[A run of records]
= = = = = = =

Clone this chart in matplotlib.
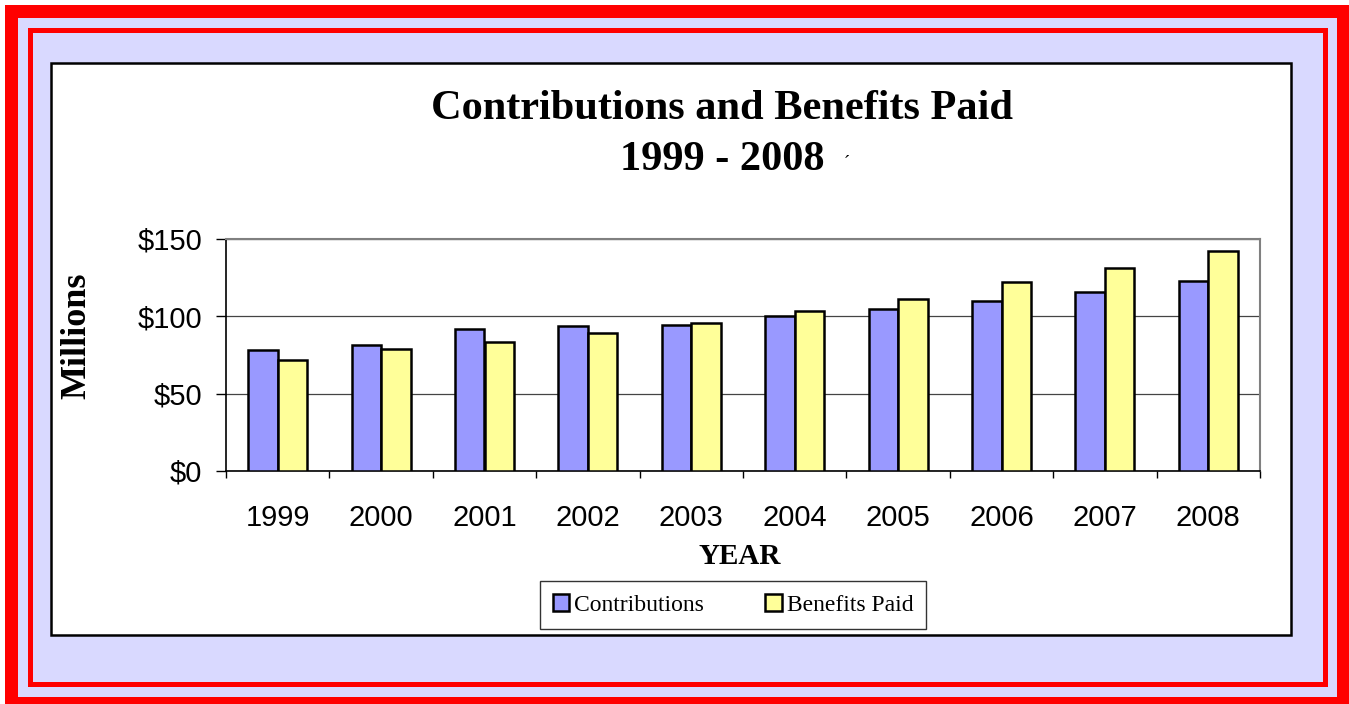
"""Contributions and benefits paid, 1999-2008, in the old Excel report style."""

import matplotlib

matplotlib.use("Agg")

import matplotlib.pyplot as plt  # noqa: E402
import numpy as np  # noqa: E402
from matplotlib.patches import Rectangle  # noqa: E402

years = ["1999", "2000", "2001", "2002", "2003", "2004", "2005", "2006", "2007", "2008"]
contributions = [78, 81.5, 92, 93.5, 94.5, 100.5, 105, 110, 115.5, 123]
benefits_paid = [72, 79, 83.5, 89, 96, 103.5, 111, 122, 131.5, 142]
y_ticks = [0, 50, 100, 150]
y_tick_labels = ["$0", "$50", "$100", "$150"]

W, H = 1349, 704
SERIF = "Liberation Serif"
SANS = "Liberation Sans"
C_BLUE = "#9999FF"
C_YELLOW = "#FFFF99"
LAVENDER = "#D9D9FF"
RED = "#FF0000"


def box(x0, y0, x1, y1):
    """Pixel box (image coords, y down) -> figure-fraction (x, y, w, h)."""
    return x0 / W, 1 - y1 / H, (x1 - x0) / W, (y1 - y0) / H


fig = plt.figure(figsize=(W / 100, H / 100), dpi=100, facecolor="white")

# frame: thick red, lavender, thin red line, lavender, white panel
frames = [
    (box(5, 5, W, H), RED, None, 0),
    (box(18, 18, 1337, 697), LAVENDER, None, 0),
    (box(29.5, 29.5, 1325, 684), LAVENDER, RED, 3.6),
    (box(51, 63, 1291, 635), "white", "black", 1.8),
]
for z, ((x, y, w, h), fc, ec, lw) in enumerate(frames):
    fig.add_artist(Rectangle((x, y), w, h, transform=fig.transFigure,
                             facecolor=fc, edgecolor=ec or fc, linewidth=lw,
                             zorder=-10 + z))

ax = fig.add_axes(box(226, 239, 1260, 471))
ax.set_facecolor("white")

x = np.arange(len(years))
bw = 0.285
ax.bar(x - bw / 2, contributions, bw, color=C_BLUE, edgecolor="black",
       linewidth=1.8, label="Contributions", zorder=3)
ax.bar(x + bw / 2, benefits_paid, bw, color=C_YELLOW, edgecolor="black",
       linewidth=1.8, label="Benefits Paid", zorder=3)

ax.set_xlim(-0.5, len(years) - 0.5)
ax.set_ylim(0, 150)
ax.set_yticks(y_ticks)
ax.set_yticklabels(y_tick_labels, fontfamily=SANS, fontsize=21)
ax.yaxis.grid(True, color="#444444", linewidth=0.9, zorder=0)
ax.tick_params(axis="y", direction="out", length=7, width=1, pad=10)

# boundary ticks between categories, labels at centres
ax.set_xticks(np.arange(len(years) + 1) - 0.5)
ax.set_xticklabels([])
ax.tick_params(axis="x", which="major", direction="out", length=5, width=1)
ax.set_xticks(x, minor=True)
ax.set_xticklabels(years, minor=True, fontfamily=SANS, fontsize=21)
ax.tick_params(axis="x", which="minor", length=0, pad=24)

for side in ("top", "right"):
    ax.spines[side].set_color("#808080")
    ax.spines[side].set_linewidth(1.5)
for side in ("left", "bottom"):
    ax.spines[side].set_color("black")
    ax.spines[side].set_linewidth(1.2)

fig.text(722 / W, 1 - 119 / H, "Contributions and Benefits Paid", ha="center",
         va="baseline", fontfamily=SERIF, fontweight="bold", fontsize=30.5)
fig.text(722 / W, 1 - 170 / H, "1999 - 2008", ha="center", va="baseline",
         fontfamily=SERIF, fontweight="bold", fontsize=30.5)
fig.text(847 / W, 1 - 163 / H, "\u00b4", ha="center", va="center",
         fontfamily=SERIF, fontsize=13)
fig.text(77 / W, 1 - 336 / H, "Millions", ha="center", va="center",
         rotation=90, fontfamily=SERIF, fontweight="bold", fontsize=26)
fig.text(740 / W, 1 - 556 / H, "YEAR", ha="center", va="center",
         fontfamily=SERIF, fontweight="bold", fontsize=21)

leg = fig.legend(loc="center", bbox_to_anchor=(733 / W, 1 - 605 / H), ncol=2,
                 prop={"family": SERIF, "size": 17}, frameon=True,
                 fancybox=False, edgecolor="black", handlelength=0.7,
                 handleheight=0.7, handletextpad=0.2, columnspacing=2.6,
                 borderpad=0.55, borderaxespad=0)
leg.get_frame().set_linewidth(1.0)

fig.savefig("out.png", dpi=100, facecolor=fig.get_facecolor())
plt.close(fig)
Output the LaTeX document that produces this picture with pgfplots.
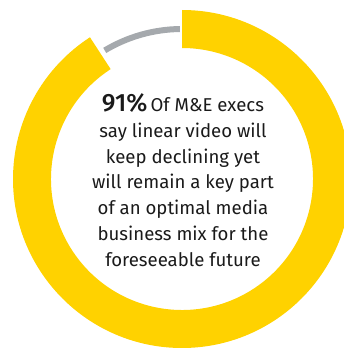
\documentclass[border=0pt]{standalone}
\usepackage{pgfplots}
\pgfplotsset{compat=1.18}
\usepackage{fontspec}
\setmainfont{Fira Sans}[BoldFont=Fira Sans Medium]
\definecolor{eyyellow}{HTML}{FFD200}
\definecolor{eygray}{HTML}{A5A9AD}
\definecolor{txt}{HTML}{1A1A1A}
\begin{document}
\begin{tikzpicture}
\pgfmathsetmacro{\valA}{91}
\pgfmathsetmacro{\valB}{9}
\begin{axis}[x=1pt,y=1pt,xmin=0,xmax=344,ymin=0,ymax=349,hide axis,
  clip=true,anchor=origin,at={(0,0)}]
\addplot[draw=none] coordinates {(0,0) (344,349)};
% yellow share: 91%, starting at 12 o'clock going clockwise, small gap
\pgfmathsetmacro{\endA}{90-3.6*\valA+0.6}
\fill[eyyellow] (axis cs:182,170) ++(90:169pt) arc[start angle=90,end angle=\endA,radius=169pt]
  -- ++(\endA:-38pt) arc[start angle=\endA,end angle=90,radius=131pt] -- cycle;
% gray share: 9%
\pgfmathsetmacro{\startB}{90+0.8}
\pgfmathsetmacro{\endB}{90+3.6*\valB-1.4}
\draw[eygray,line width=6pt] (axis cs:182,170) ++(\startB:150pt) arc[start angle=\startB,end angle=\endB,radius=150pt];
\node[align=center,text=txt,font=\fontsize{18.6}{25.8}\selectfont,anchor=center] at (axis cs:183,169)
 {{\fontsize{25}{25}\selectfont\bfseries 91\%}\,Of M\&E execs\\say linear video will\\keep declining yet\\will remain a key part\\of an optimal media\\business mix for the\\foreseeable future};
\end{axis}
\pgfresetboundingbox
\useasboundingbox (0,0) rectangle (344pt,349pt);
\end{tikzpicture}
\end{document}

= = = = = = =

### Exercise
Print out the lines exactly, skipping any picture.

### Output for this task
Clone this chart in matplotlib.
"""Contributions and benefits paid, 1999-2008, in the old Excel report style."""

import matplotlib

matplotlib.use("Agg")

import matplotlib.pyplot as plt  # noqa: E402
import numpy as np  # noqa: E402
from matplotlib.patches import Rectangle  # noqa: E402

years = ["1999", "2000", "2001", "2002", "2003", "2004", "2005", "2006", "2007", "2008"]
contributions = [78, 81.5, 92, 93.5, 94.5, 100.5, 105, 110, 115.5, 123]
benefits_paid = [72, 79, 83.5, 89, 96, 103.5, 111, 122, 131.5, 142]
y_ticks = [0, 50, 100, 150]
y_tick_labels = ["$0", "$50", "$100", "$150"]

W, H = 1349, 704
SERIF = "Liberation Serif"
SANS = "Liberation Sans"
C_BLUE = "#9999FF"
C_YELLOW = "#FFFF99"
LAVENDER = "#D9D9FF"
RED = "#FF0000"


def box(x0, y0, x1, y1):
    """Pixel box (image coords, y down) -> figure-fraction (x, y, w, h)."""
    return x0 / W, 1 - y1 / H, (x1 - x0) / W, (y1 - y0) / H


fig = plt.figure(figsize=(W / 100, H / 100), dpi=100, facecolor="white")

# frame: thick red, lavender, thin red line, lavender, white panel
frames = [
    (box(5, 5, W, H), RED, None, 0),
    (box(18, 18, 1337, 697), LAVENDER, None, 0),
    (box(29.5, 29.5, 1325, 684), LAVENDER, RED, 3.6),
    (box(51, 63, 1291, 635), "white", "black", 1.8),
]
for z, ((x, y, w, h), fc, ec, lw) in enumerate(frames):
    fig.add_artist(Rectangle((x, y), w, h, transform=fig.transFigure,
                             facecolor=fc, edgecolor=ec or fc, linewidth=lw,
                             zorder=-10 + z))

ax = fig.add_axes(box(226, 239, 1260, 471))
ax.set_facecolor("white")

x = np.arange(len(years))
bw = 0.285
ax.bar(x - bw / 2, contributions, bw, color=C_BLUE, edgecolor="black",
       linewidth=1.8, label="Contributions", zorder=3)
ax.bar(x + bw / 2, benefits_paid, bw, color=C_YELLOW, edgecolor="black",
       linewidth=1.8, label="Benefits Paid", zorder=3)

ax.set_xlim(-0.5, len(years) - 0.5)
ax.set_ylim(0, 150)
ax.set_yticks(y_ticks)
ax.set_yticklabels(y_tick_labels, fontfamily=SANS, fontsize=21)
ax.yaxis.grid(True, color="#444444", linewidth=0.9, zorder=0)
ax.tick_params(axis="y", direction="out", length=7, width=1, pad=10)

# boundary ticks between categories, labels at centres
ax.set_xticks(np.arange(len(years) + 1) - 0.5)
ax.set_xticklabels([])
ax.tick_params(axis="x", which="major", direction="out", length=5, width=1)
ax.set_xticks(x, minor=True)
ax.set_xticklabels(years, minor=True, fontfamily=SANS, fontsize=21)
ax.tick_params(axis="x", which="minor", length=0, pad=24)

for side in ("top", "right"):
    ax.spines[side].set_color("#808080")
    ax.spines[side].set_linewidth(1.5)
for side in ("left", "bottom"):
    ax.spines[side].set_color("black")
    ax.spines[side].set_linewidth(1.2)

fig.text(722 / W, 1 - 119 / H, "Contributions and Benefits Paid", ha="center",
         va="baseline", fontfamily=SERIF, fontweight="bold", fontsize=30.5)
fig.text(722 / W, 1 - 170 / H, "1999 - 2008", ha="center", va="baseline",
         fontfamily=SERIF, fontweight="bold", fontsize=30.5)
fig.text(847 / W, 1 - 163 / H, "\u00b4", ha="center", va="center",
         fontfamily=SERIF, fontsize=13)
fig.text(77 / W, 1 - 336 / H, "Millions", ha="center", va="center",
         rotation=90, fontfamily=SERIF, fontweight="bold", fontsize=26)
fig.text(740 / W, 1 - 556 / H, "YEAR", ha="center", va="center",
         fontfamily=SERIF, fontweight="bold", fontsize=21)

leg = fig.legend(loc="center", bbox_to_anchor=(733 / W, 1 - 605 / H), ncol=2,
                 prop={"family": SERIF, "size": 17}, frameon=True,
                 fancybox=False, edgecolor="black", handlelength=0.7,
                 handleheight=0.7, handletextpad=0.2, columnspacing=2.6,
                 borderpad=0.55, borderaxespad=0)
leg.get_frame().set_linewidth(1.0)

fig.savefig("out.png", dpi=100, facecolor=fig.get_facecolor())
plt.close(fig)
Output the LaTeX document that produces this picture with pgfplots.
\documentclass[border=0pt]{standalone}
\usepackage{pgfplots}
\pgfplotsset{compat=1.18}
\usepackage{fontspec}
\setmainfont{Fira Sans}[BoldFont=Fira Sans Medium]
\definecolor{eyyellow}{HTML}{FFD200}
\definecolor{eygray}{HTML}{A5A9AD}
\definecolor{txt}{HTML}{1A1A1A}
\begin{document}
\begin{tikzpicture}
\pgfmathsetmacro{\valA}{91}
\pgfmathsetmacro{\valB}{9}
\begin{axis}[x=1pt,y=1pt,xmin=0,xmax=344,ymin=0,ymax=349,hide axis,
  clip=true,anchor=origin,at={(0,0)}]
\addplot[draw=none] coordinates {(0,0) (344,349)};
% yellow share: 91%, starting at 12 o'clock going clockwise, small gap
\pgfmathsetmacro{\endA}{90-3.6*\valA+0.6}
\fill[eyyellow] (axis cs:182,170) ++(90:169pt) arc[start angle=90,end angle=\endA,radius=169pt]
  -- ++(\endA:-38pt) arc[start angle=\endA,end angle=90,radius=131pt] -- cycle;
% gray share: 9%
\pgfmathsetmacro{\startB}{90+0.8}
\pgfmathsetmacro{\endB}{90+3.6*\valB-1.4}
\draw[eygray,line width=6pt] (axis cs:182,170) ++(\startB:150pt) arc[start angle=\startB,end angle=\endB,radius=150pt];
\node[align=center,text=txt,font=\fontsize{18.6}{25.8}\selectfont,anchor=center] at (axis cs:183,169)
 {{\fontsize{25}{25}\selectfont\bfseries 91\%}\,Of M\&E execs\\say linear video will\\keep declining yet\\will remain a key part\\of an optimal media\\business mix for the\\foreseeable future};
\end{axis}
\pgfresetboundingbox
\useasboundingbox (0,0) rectangle (344pt,349pt);
\end{tikzpicture}
\end{document}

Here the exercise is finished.